Even though he's not the author of Boychik, Kline finds parallels in the work to his own life: "My own experiences with Judaism were kind of similar...the idea of growing up and going away to college. My parents were Reformed, so I basically had the choice of Hebrew school or Little League (classes were on the same days). I figured I had a better chance of playing shortstop for the Yankees than becoming a Rabbi, so..." Not surprisingly, ý favorite moment in the play has to do with Little League: "I get to play a gruff, foul-mouthed coach and three other characters."

Kline found himself moving back into Judaism 12 years ago when it was time to put his daughter into a local Hebrew day-school. "Now we see her sing every Friday night at temple."

Kline, who recently played the title character in Goodspeed Opera House's mounting of Andrew Lloyd Webber's By Jeeves, has worked at Lincoln Center, the NY Shakespeare Festival and DC's Kennedy Center. He appeared as Buddy on Broadway in City Of Angels and in the Canadian national tour of Neil Simon's Jake's Women. In 1996 Kline won the Los Angeles Drama Critic's Circle Award for directing Noel Coward's Present Laughter at the Melrose Theatre.

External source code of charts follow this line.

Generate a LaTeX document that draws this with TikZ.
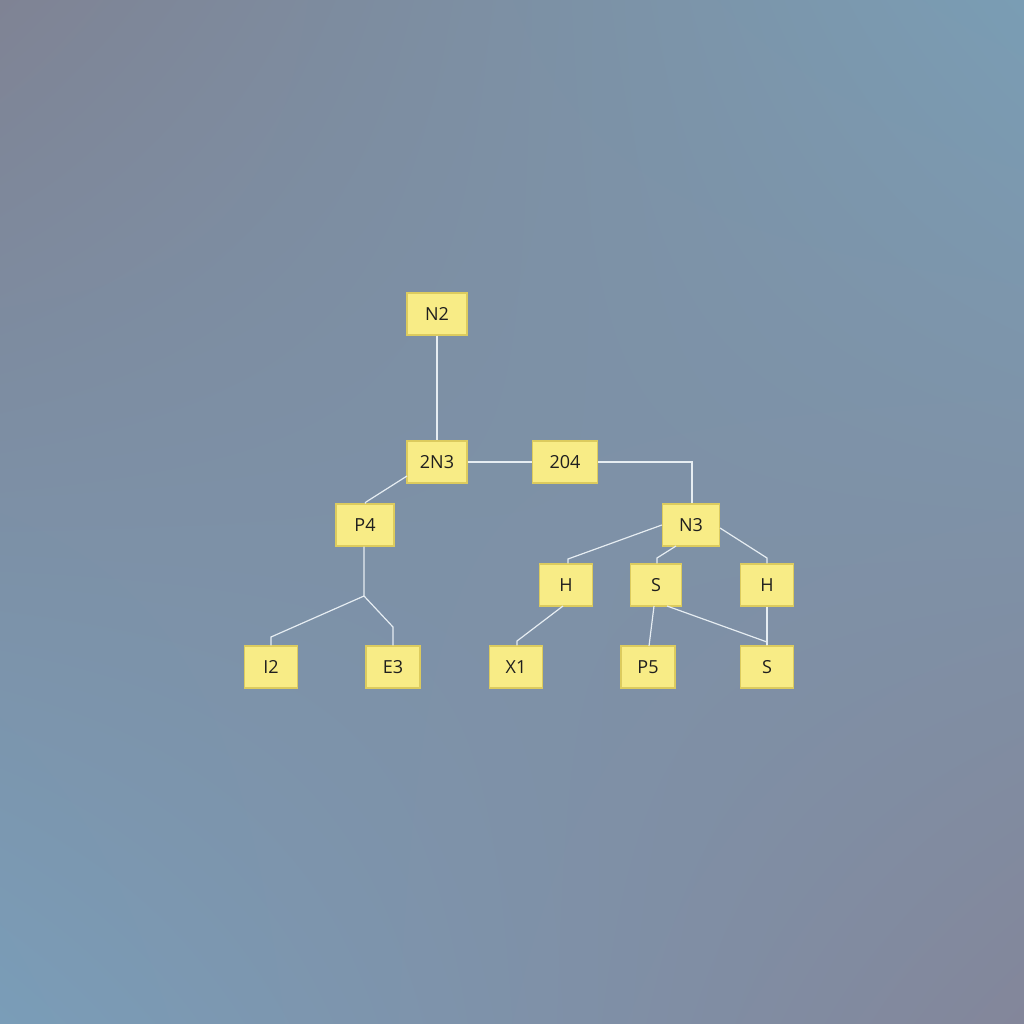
\documentclass[tikz,border=0pt]{standalone}
\usepackage{fontspec}
\setmainfont{Open Sans}
\usetikzlibrary{shadings}
\definecolor{bgUL}{HTML}{7F8394}
\definecolor{bgUR}{HTML}{7A9DB4}
\definecolor{bgLL}{HTML}{7A9DB8}
\definecolor{bgLR}{HTML}{83869A}
\definecolor{boxfill}{HTML}{F8EC86}
\definecolor{boxline}{HTML}{DCCB5E}
\definecolor{wire}{HTML}{E6EDF2}
\tikzset{
  box/.style={draw=boxline, line width=1.2pt, fill=boxfill, minimum height=42pt, inner sep=0pt, font=\fontsize{18}{20}\selectfont, text=black!88},
  wire/.style={draw=wire, line width=1.2pt}
}
\begin{document}
\begin{tikzpicture}[x=1pt,y=-1pt]
\useasboundingbox (0,0) rectangle (1024,1024);
\shade[upper left=bgUL, upper right=bgUR, lower left=bgLL, lower right=bgLR] (0,0) rectangle (1024,1024);
% nodes
\node[box, minimum width=60pt] (n2) at (437,314) {N2};
\node[box, minimum width=60pt] (zn3) at (437,462) {2N3};
\node[box, minimum width=65pt] (t204) at (565,462) {204};
\node[box, minimum width=58pt] (p4) at (365,525) {P4};
\node[box, minimum width=57pt] (n3) at (691,525) {N3};
\node[box, minimum width=53pt] (hl) at (566,585) {H};
\node[box, minimum width=51pt] (sm) at (656,585) {S};
\node[box, minimum width=53pt] (hr) at (767,585) {H};
\node[box, minimum width=53pt] (i2) at (271,667) {I2};
\node[box, minimum width=54pt] (e3) at (393,667) {E3};
\node[box, minimum width=53pt] (x1) at (516,667) {X1};
\node[box, minimum width=54pt] (p5) at (648,667) {P5};
\node[box, minimum width=53pt] (sr) at (767,667) {S};
% junctions
\coordinate (j1) at (692,462);
\coordinate (jp) at (364,596);
\coordinate (ji) at (271,637);
\coordinate (je) at (393,627);
\coordinate (jh) at (568,559);
\coordinate (js) at (657,558);
\coordinate (jr) at (767,558);
\coordinate (jx) at (517,641);
% connectors
\draw[wire] (n2.south) -- (zn3.north);
\draw[wire] (zn3.east) -- (t204.west);
\draw[wire] (t204.east) -- (j1) -- (j1 |- n3.north);
\draw[wire] (407,476) -- (366,502) -- (p4.north);
\draw[wire] (p4.south -| jp) -- (jp) -- (ji) -- (ji |- i2.north);
\draw[wire] (jp) -- (je) -- (je |- e3.north);
\draw[wire] (n3.west) -- (jh) -- (jh |- hl.north);
\draw[wire] (676,546) -- (js) -- (js |- sm.north);
\draw[wire] (720,528) -- (jr) -- (hr.north);
\draw[wire] (563,606) -- (jx) -- (jx |- x1.north);
\draw[wire] (654,606) -- (649,646);
\draw[wire] (667,606) -- (767,642) -- (sr.north);
\draw[wire] (hr.south) -- (sr.north);
\end{tikzpicture}
\end{document}
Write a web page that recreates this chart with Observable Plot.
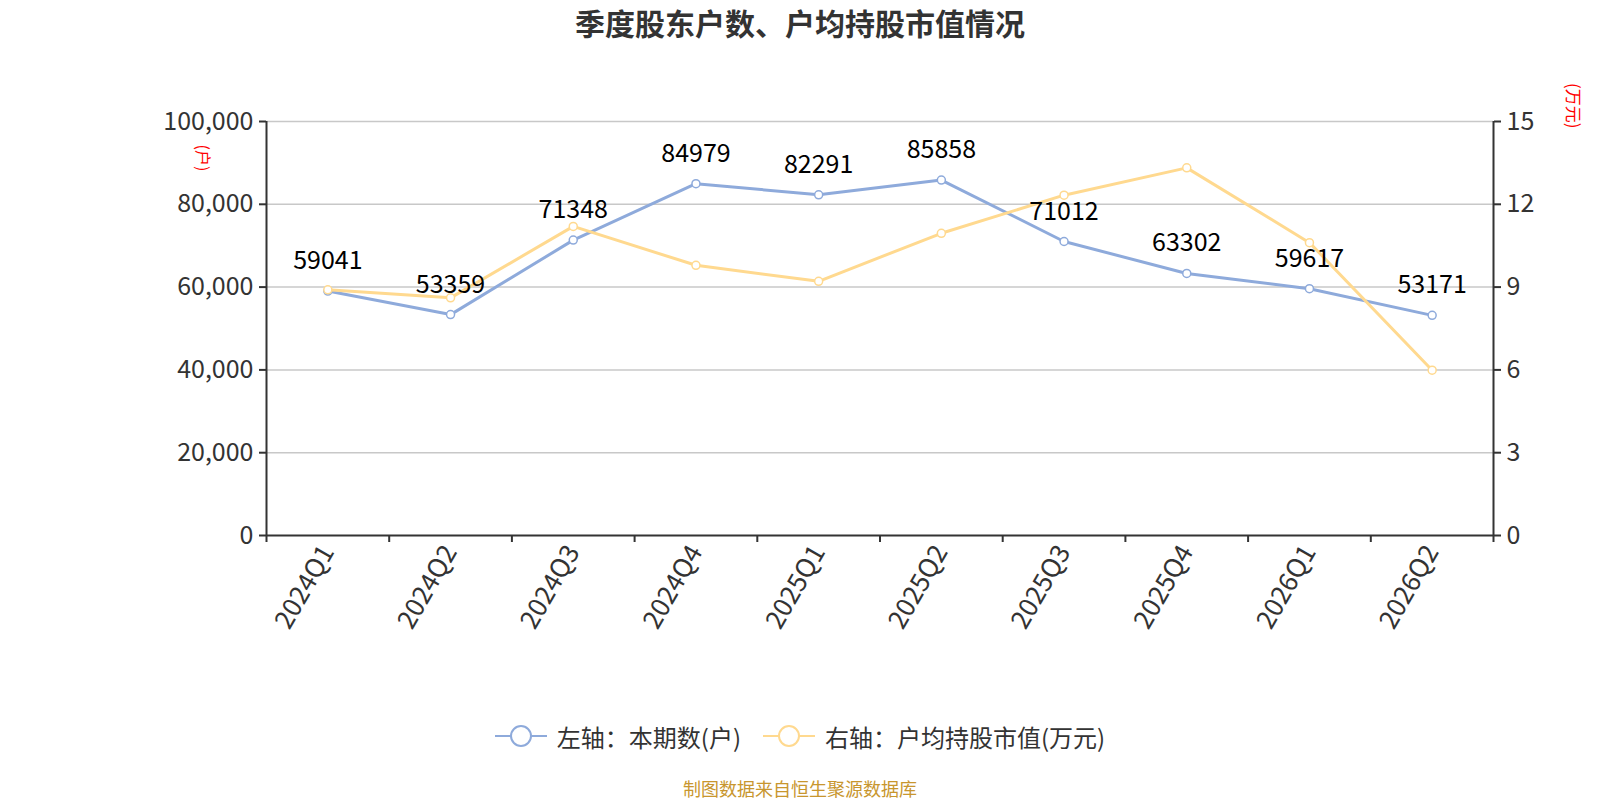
<!DOCTYPE html>
<html><head><meta charset="utf-8">
<script src="https://cdn.jsdelivr.net/npm/d3@7"></script>
<script src="https://cdn.jsdelivr.net/npm/@observablehq/plot@0.6"></script>
<style>
body{margin:0;background:#fff;font-family:"Noto Sans CJK SC","Noto Sans",sans-serif;}
#wrap{position:relative;width:1600px;height:800px;overflow:hidden;background:#fff;}
#title{position:absolute;left:0;top:2px;width:1600px;text-align:center;font-size:30px;font-weight:bold;color:#333;line-height:40px;}
#chart{position:absolute;left:0;top:60px;}
#legend{position:absolute;left:0;top:719px;width:1600px;height:34px;display:flex;justify-content:center;align-items:center;font-size:24px;color:#333;}
#legend .item{display:flex;align-items:center;margin:0 11px;}
#legend svg{margin-right:10px;}
#caption{position:absolute;left:0;top:776px;width:1600px;text-align:center;font-size:18px;color:#c8962e;line-height:24px;}
</style></head><body>
<div id="wrap">
<div id="title">季度股东户数、户均持股市值情况</div>
<div id="chart"></div>
<div id="legend"></div>
<div id="caption">制图数据来自恒生聚源数据库</div>
</div>
<script>
const quarters = ["2024Q1","2024Q2","2024Q3","2024Q4","2025Q1","2025Q2","2025Q3","2025Q4","2026Q1","2026Q2"];
const holders = [59041,53359,71348,84979,82291,85858,71012,63302,59617,53171];
const avgValue = [8.90,8.61,11.20,9.79,9.21,10.95,12.33,13.32,10.61,5.99];
const leftTicks = [0,20000,40000,60000,80000,100000];
const rightTicks = [0,3,6,9,12,15];
const seriesNames = ["左轴：本期数(户)","右轴：户均持股市值(万元)"];
const colors = ["#8eaadb","#ffd98f"];
const leftUnit = "(户)";
const rightUnit = "(万元)";

const leftMax = leftTicks[leftTicks.length-1];
const rightMax = rightTicks[rightTicks.length-1];
const K = leftMax / rightMax;
const data = quarters.map((q,i)=>({i:i+0.5,q,h:holders[i],v:avgValue[i],vs:avgValue[i]*K}));
const font = '"Noto Sans CJK SC","Noto Sans",sans-serif';

const chart = Plot.plot({
  width:1600, height:640,
  marginLeft:266, marginRight:107, marginTop:61, marginBottom:165,
  x:{type:"linear", domain:[0,quarters.length], axis:null, label:null},
  y:{type:"linear", domain:[0,leftMax], axis:null, label:null},
  style:{fontFamily:font, fontSize:"25px", color:"#333", background:"#fff", overflow:"visible"},
  marks:[
    Plot.gridY(leftTicks.slice(1), {stroke:"#c8c8c8", strokeOpacity:1, strokeWidth:1.5}),
    Plot.ruleX([0, quarters.length], {stroke:"#333", strokeWidth:2}),
    Plot.ruleY([0], {stroke:"#333", strokeWidth:2}),
    Plot.axisY(leftTicks, {anchor:"left", label:null, tickFormat:d3.format(","), tickSize:7, tickPadding:6, stroke:"#333", strokeWidth:2, fontSize:25, fill:"#333"}),
    Plot.axisY(rightTicks.map(t=>t*K), {anchor:"right", label:null, tickFormat:d=>String(Math.round(d/K)), tickSize:7, tickPadding:6, stroke:"#333", strokeWidth:2, fontSize:25, fill:"#333"}),
    Plot.axisX(d3.range(quarters.length+1), {anchor:"bottom", label:null, tickFormat:()=>"", tickSize:7, stroke:"#333", strokeWidth:2}),
    Plot.axisX(data.map(d=>d.i), {anchor:"bottom", label:null, tickFormat:d=>quarters[Math.floor(d)], tickSize:0, tickPadding:12, tickRotate:-60, fontSize:26, fill:"#333"}),
    Plot.line(data,{x:"i",y:"h",stroke:colors[0],strokeWidth:3}),
    Plot.dot(data,{x:"i",y:"h",r:4,fill:"#fff",stroke:colors[0],strokeWidth:1.5}),
    Plot.line(data,{x:"i",y:"vs",stroke:colors[1],strokeWidth:3}),
    Plot.dot(data,{x:"i",y:"vs",r:4,fill:"#fff",stroke:colors[1],strokeWidth:1.5}),
    Plot.text(data,{x:"i",y:"h",text:d=>String(d.h),dy:-30,fontSize:25,fill:"#000"}),
    Plot.text([leftUnit],{frameAnchor:"top-left",dx:-58,dy:23,rotate:90,fill:"red",fontSize:16}),
    Plot.text([rightUnit],{frameAnchor:"top-right",dx:86,dy:7,rotate:90,fill:"red",fontSize:17})
  ]
});
document.getElementById("chart").appendChild(chart);

const legend = document.getElementById("legend");
seriesNames.forEach((name,k)=>{
  const item = document.createElement("div");
  item.className = "item";
  item.innerHTML = `<svg width="52" height="26"><line x1="0" y1="13" x2="52" y2="13" stroke="${colors[k]}" stroke-width="2"/><circle cx="26" cy="13" r="10" fill="#fff" stroke="${colors[k]}" stroke-width="2"/></svg><span>${name}</span>`;
  legend.appendChild(item);
});
</script>
</body></html>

Playwright Krevolin's The Law Of Return was performed by Shelly Berman at the Streisand Festival, and his 1992 comedy, Love Is Like Velcro won the USC One-Act Play Festival.

Max Mayer has staged plays at the Atlantic and WPA Theatres and is the artistic director of the Double Image Company. He has twice won the Helen Hayes Award as best director (1989's The Fairy Garden, 1991's My Children, My Africa).

Sets were by Thomas Lynch (Having Our Say, The Heidi Chronicles), lighting by Jeff Croiter, sound by Guy Sherman of Aural Fixation, costumes by Tommy Hilfiger.